Massachusetts is the first state in the nation to make Civic Learning a goal for all undergraduates in public higher education and the first state in the nation to establish a shared goal of Civic Learning for K-12 and public higher education.
Dr. John Reiff
Director of Civic Learning and Engagement
2014 – Present
Public Higher Ed System
In May 2014, the Massachusetts Board of Higher Education (BHE) adopted a state policy on civic learning for public colleges and universities and committed to work with the Commonwealth’s community colleges, state universities and University of Massachusetts campuses to incorporate civic learning as an "expected outcome" for undergraduate students beginning in the 2014-15 academic year.
The policy defined civic learning as the acquisition of the knowledge, the intellectual skills, and the applied competencies or practical skills that citizens need for informed and effective participation in civic and democratic life. It also means acquiring an understanding of the social values that underlie democratic structures and practices.

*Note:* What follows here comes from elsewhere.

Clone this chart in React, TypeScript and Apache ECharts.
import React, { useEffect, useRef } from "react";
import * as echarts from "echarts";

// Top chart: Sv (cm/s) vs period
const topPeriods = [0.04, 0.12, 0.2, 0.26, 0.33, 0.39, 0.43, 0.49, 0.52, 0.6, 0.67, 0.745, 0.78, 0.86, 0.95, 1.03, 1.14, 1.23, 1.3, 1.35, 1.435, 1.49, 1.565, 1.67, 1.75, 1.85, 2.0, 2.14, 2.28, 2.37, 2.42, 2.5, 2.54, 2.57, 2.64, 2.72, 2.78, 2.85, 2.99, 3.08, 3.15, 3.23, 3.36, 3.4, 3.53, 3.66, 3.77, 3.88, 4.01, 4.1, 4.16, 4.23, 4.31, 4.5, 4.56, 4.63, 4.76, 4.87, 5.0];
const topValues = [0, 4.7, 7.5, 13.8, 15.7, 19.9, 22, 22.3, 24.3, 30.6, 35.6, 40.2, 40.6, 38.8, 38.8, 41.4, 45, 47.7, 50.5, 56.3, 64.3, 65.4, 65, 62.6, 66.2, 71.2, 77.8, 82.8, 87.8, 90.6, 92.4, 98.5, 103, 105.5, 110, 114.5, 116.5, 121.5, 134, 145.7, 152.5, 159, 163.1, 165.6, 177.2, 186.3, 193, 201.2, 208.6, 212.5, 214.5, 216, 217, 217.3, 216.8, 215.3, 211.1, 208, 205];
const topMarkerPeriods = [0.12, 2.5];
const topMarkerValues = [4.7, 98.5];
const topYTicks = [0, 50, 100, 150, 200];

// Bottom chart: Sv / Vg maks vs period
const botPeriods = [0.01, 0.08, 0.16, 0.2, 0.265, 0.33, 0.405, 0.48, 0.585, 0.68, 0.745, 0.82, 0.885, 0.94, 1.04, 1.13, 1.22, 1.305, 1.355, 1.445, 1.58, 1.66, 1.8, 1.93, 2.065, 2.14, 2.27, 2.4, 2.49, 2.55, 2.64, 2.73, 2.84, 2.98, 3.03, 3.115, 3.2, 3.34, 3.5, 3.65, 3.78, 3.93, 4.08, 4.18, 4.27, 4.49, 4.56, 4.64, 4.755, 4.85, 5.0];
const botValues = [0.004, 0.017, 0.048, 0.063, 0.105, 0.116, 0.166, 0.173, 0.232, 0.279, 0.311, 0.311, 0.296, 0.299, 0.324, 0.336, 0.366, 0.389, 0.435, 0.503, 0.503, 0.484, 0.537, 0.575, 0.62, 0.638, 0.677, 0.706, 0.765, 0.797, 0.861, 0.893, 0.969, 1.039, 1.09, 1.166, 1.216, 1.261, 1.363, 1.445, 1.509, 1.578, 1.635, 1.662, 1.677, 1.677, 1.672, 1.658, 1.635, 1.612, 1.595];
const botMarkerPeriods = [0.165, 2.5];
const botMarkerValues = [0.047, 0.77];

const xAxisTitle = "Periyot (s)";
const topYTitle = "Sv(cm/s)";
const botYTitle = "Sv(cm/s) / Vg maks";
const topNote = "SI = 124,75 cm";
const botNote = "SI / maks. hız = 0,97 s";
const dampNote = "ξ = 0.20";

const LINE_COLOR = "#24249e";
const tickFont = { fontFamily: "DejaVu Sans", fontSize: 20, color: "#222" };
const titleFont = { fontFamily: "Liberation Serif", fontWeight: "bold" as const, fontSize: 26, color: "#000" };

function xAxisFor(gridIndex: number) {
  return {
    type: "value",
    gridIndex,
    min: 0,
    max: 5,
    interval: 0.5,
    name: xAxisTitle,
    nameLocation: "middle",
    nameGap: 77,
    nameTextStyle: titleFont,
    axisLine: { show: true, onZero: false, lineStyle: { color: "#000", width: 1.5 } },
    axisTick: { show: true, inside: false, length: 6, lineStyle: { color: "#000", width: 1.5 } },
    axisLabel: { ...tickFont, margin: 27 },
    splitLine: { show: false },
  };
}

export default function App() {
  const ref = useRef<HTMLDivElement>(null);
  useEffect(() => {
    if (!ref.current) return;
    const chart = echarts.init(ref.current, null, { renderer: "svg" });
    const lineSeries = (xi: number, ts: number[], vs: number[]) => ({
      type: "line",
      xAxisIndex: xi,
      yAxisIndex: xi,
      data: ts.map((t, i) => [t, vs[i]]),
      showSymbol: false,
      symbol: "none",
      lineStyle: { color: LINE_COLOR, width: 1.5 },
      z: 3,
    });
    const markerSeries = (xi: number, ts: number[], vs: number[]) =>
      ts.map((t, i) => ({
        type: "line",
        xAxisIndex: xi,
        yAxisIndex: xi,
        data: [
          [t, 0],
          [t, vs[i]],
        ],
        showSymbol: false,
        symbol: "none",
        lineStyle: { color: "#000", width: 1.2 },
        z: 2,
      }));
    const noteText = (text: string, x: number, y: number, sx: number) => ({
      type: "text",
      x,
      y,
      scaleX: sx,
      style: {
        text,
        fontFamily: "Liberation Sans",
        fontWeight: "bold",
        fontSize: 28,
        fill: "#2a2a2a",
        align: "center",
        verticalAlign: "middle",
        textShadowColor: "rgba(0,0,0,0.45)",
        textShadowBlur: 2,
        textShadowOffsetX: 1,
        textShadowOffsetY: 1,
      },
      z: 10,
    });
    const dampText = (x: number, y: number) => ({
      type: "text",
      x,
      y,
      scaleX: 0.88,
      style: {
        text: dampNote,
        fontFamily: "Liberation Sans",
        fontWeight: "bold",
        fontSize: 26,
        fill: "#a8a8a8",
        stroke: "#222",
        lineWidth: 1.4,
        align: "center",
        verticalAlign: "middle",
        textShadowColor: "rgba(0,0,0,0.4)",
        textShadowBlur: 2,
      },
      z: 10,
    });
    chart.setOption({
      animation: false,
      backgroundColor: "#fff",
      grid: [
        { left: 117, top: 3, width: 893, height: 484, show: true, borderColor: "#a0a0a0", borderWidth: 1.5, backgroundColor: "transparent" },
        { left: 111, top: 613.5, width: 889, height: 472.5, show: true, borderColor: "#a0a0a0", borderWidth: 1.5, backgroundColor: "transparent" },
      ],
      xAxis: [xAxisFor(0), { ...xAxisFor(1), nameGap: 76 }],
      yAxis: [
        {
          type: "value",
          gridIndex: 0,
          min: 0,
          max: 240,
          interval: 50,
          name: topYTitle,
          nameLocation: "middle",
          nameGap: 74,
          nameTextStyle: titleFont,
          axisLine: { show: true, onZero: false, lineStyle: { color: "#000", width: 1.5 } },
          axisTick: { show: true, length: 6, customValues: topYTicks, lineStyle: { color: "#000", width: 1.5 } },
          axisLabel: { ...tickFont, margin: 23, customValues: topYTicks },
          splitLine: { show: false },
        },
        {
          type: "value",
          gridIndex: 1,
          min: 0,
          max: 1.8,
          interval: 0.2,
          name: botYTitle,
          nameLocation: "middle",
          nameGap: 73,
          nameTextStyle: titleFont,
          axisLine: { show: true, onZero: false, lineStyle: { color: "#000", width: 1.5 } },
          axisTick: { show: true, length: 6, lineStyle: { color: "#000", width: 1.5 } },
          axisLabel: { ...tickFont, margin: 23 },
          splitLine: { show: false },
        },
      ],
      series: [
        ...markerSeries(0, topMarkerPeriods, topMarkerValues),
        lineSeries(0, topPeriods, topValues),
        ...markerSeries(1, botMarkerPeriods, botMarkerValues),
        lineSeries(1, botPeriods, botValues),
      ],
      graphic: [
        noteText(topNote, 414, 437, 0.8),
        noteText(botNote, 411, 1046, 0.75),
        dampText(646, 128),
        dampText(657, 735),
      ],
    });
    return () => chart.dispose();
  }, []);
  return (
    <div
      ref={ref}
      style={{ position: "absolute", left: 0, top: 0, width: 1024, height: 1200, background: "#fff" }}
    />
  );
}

The Board stated that the development of detailed outcomes within each of the four components contained in this definition (and the academic coursework, co-curricular activities and off-campus civic engagement to achieve them) should be left to the individual campuses.
The DHE is exploring external funding sources that would allow it both to build its own capacity to support Civic Learning on the campuses and to provide funds directly to campuses to build their own capacities. These explorations have led to partnerships with the Association of American Colleges and Universities and with two other statewide civic learning initiatives in public higher education in Virginia and Maryland.
Since 2014, board review of campus strategic plans now includes attention to a commitment to civic learning.
Faculty, staff and administrators are meeting regularly to discuss both how to facilitate Civic Learning for students and how to track this critically important work on the campuses. Since the 2014-2015 academic year, the DHE has sponsored a statewide conference on Civic Learning for faculty and administrators of public colleges and universities, drawing between 100 and 150 people each year.
In addition, many campuses have organized their own workshops, and the Director of Civic Learning and Engagement is available to meet on campuses to lead discussions on this work with faculty, staff, and administrators.
Since 2014, work to measure student civic learning has taken two forms.
In the course and student data reported twice each year by campuses to the DHE, campuses are tracking inputs to civic learning by designating courses with substantial focus on any of the four elements in the Board’s definition. There are five designations they may assign:
The DHE has worked with two committees of national experts to draft rubrics which can be used by faculty to assess two domains of civic learning demonstrated by students in their work—civic knowledge and civic values. These rubrics, similar in form to the AAC&U VALUE rubrics, await testing and final revision; they are available for field testing here. Civic Skills may be assessed through several of the AAC&U VALUE Rubrics, especially the Civic Engagement rubric.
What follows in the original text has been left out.